Excerpt. © Reprinted by permission. All rights reserved.
Prologue
Imagine, if you will, a father and son on a city bus. Or it might be grandfather and grandson; the boy is young, no more than six. They sit together near the front. At the next bus stop, an older adult male steps on, and, spying the young boy, greets him in a friendly tone: "Hiya, tiger! Who's your team in the World Series?" Shyly, the little boy whispers "The Dodgers," and the two adult men, strangers mere seconds before, laugh together. A three-generational conversation about baseball has begun, initiating the youngest participant into a lifelong cozy world of man-talk about sports.

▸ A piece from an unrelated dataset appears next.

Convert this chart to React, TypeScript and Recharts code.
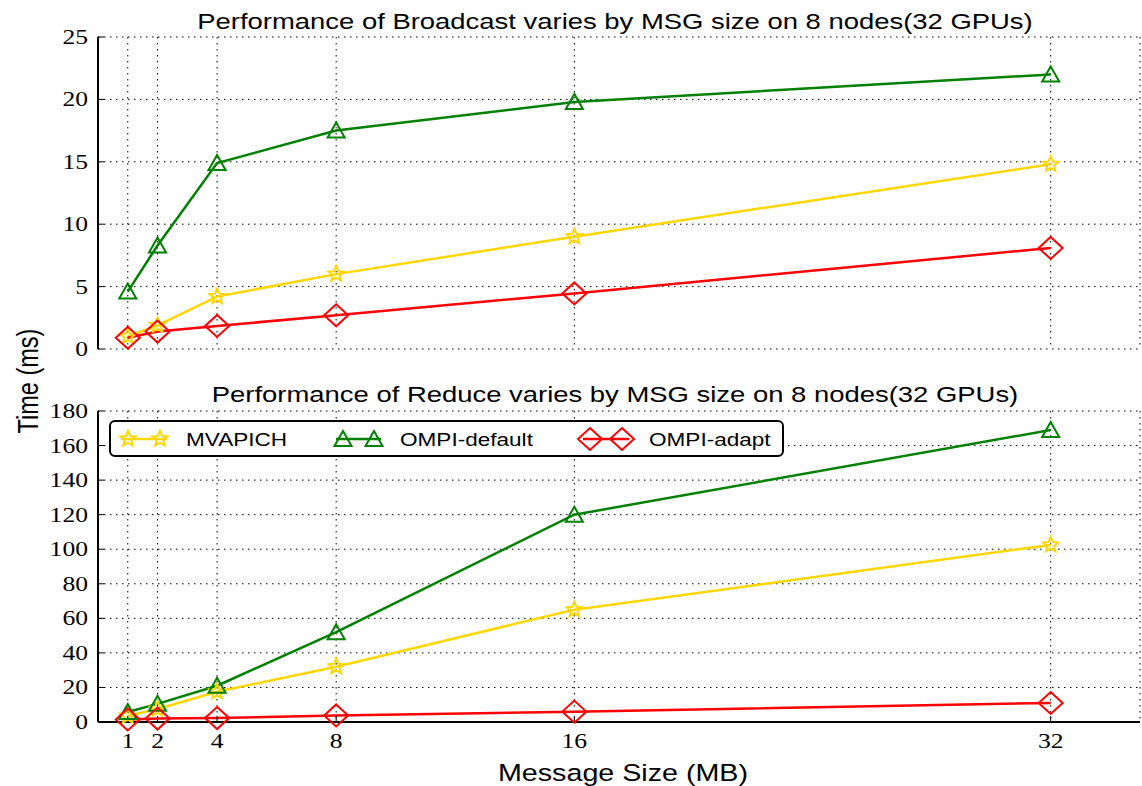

Familiar to most of us. Now, let's imagine a mother and daughter are on that bus; the six-year-old girl uncomfortable and itchy in her required school uniform skirt. At the next stop, an elderly woman gets on, sees the girl, and shouts "Hey there, cub! Who ya favor for the Superbowl?" Heads turn. A crazy lady. The mother covers her daughter with a protective arm. Passengers aren't acculturated to view this moment as three generations of athletic women, or as a normal conversation bringing a strong girl into the fold. At best, the strange woman remains that: a stranger, socially marginal in her odd behavior. We still don't expect women to initiate, share, participate in, or pass along sports literacy. In other words, except on a few annual occasions, we don't expect women to know the score.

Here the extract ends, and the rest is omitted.